Directions – Which lines in the records below contain the word "this"? Copy each of them.

Data listing –
☆ ☆ ☆
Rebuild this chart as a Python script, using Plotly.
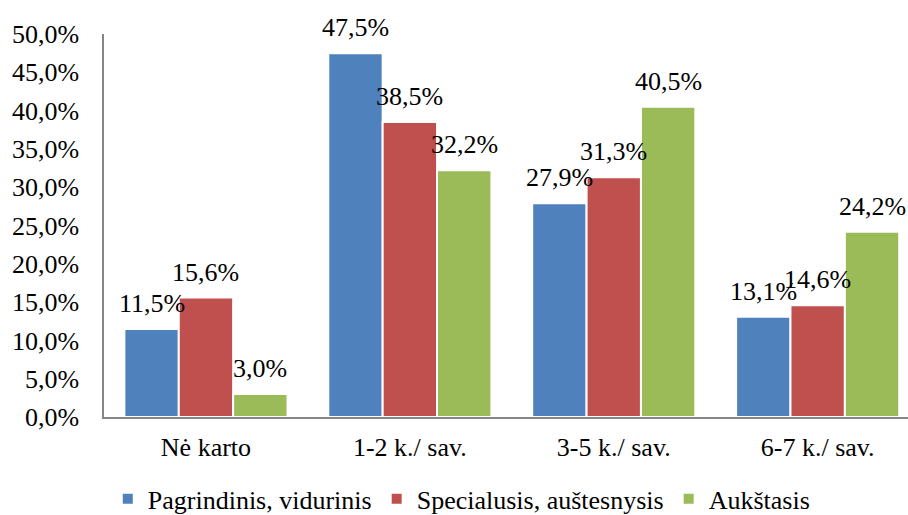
☆ ☆ ☆
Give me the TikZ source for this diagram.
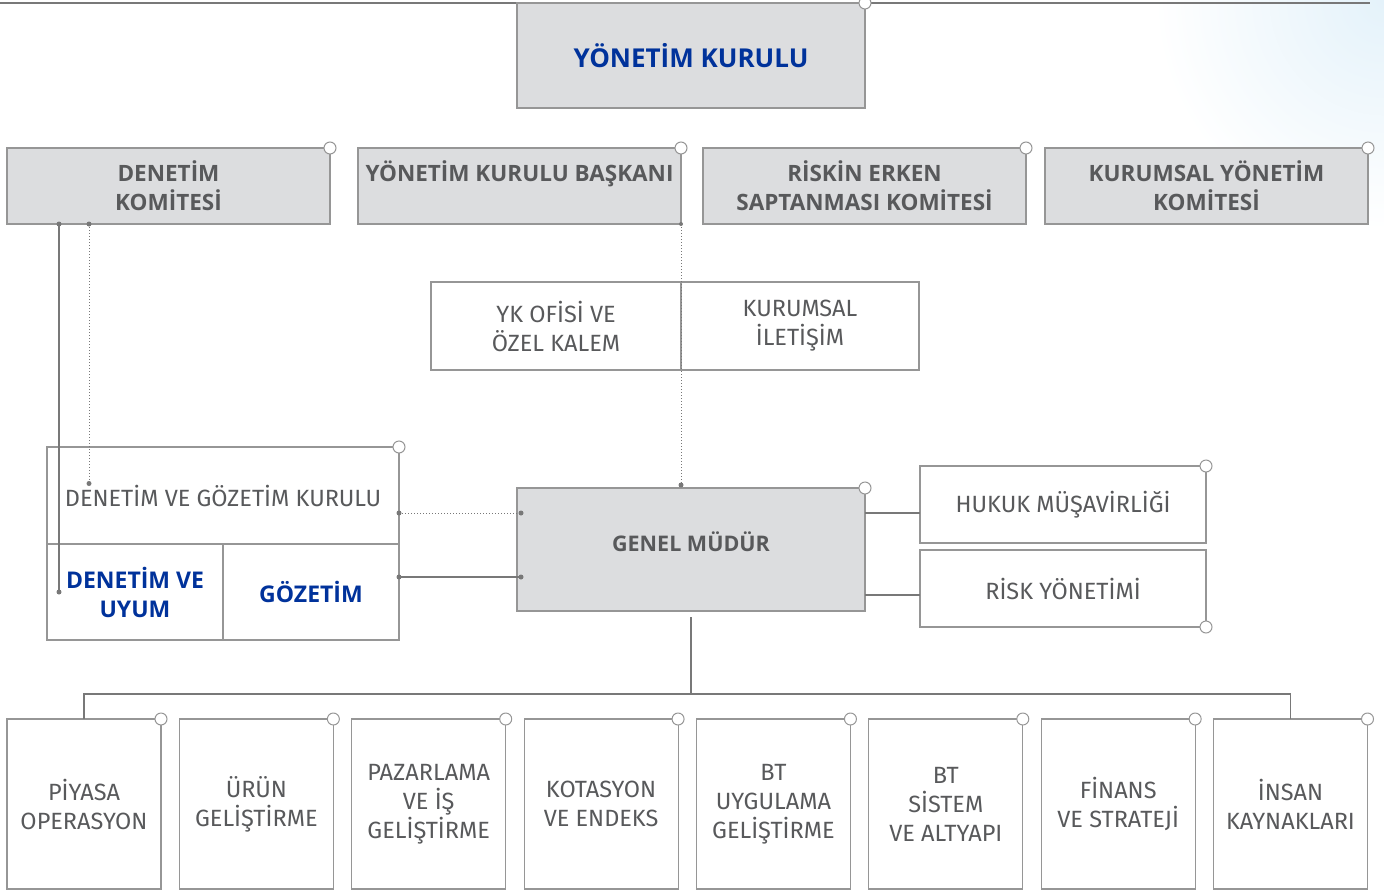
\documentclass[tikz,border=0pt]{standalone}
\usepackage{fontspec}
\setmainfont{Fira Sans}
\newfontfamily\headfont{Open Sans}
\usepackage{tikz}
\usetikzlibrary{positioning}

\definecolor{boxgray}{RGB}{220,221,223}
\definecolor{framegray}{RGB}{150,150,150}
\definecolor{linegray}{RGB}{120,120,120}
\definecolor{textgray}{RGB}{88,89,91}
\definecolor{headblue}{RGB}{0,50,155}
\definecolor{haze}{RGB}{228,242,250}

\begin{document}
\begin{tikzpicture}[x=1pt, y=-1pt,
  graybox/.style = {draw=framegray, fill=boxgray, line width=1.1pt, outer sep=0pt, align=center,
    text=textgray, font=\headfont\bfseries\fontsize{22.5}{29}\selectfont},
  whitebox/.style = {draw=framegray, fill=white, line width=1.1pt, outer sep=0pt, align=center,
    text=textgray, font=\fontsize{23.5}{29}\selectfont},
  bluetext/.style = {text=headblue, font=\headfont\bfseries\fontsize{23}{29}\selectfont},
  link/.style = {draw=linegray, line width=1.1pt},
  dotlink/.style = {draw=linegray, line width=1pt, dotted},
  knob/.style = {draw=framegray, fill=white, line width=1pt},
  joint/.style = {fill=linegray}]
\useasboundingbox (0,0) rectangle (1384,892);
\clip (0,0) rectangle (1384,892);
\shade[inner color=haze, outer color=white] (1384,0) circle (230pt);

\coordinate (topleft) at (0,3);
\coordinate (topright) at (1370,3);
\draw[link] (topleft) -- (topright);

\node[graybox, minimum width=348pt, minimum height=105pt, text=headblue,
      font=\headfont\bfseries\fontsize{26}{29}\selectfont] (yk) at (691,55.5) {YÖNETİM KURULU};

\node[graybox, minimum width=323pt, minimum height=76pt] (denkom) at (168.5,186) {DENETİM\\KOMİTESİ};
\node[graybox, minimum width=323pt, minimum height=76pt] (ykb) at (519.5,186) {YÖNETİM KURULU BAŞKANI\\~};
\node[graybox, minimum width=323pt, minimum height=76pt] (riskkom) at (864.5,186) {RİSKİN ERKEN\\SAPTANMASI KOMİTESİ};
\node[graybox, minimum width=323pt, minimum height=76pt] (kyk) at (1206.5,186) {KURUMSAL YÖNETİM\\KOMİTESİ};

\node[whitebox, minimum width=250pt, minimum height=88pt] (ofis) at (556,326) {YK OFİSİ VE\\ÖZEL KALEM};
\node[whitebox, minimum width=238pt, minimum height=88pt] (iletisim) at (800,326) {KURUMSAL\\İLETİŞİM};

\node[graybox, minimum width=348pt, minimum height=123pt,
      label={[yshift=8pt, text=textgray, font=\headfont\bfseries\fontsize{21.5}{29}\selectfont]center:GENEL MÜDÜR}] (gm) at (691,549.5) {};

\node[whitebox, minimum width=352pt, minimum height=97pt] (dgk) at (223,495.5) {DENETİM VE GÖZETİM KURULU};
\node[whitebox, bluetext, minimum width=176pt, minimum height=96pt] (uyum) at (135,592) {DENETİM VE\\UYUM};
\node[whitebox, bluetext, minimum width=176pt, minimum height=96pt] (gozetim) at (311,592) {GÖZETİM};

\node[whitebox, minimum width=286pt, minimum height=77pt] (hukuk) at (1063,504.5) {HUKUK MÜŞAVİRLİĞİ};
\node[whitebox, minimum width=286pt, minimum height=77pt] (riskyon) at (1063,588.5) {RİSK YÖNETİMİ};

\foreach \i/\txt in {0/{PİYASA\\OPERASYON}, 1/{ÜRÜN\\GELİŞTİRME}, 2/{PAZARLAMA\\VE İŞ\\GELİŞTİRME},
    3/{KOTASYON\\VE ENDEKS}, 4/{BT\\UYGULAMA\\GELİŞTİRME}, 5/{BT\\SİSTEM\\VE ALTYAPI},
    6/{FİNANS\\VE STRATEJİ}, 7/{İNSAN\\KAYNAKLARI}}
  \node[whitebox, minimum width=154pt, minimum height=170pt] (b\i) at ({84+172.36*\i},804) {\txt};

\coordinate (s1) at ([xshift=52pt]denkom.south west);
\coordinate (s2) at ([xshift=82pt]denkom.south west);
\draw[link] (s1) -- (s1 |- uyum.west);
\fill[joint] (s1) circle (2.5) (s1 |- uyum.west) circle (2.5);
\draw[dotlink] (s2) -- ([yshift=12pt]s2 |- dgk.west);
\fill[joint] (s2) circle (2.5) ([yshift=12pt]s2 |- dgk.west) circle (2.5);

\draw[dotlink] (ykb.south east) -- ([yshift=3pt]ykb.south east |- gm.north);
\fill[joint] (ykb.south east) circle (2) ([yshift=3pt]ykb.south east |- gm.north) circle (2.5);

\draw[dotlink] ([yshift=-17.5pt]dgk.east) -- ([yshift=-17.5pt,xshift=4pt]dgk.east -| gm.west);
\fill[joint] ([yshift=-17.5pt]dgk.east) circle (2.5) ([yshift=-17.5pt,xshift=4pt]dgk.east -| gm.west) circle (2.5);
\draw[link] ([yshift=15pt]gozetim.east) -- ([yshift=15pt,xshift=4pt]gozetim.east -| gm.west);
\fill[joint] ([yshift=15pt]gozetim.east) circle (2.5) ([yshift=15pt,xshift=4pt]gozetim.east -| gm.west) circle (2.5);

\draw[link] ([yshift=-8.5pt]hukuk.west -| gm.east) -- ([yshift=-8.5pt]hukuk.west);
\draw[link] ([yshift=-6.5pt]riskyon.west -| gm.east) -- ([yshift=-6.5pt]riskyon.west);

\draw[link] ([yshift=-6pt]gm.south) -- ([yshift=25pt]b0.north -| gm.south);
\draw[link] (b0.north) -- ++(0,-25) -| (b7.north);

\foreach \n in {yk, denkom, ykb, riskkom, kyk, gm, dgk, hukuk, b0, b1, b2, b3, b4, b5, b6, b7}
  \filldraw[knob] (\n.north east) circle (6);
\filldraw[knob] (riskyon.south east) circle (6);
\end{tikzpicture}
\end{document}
☆ ☆ ☆
Answer to the task –
Rebuild this chart as a Python script, using Plotly.
Give me the TikZ source for this diagram.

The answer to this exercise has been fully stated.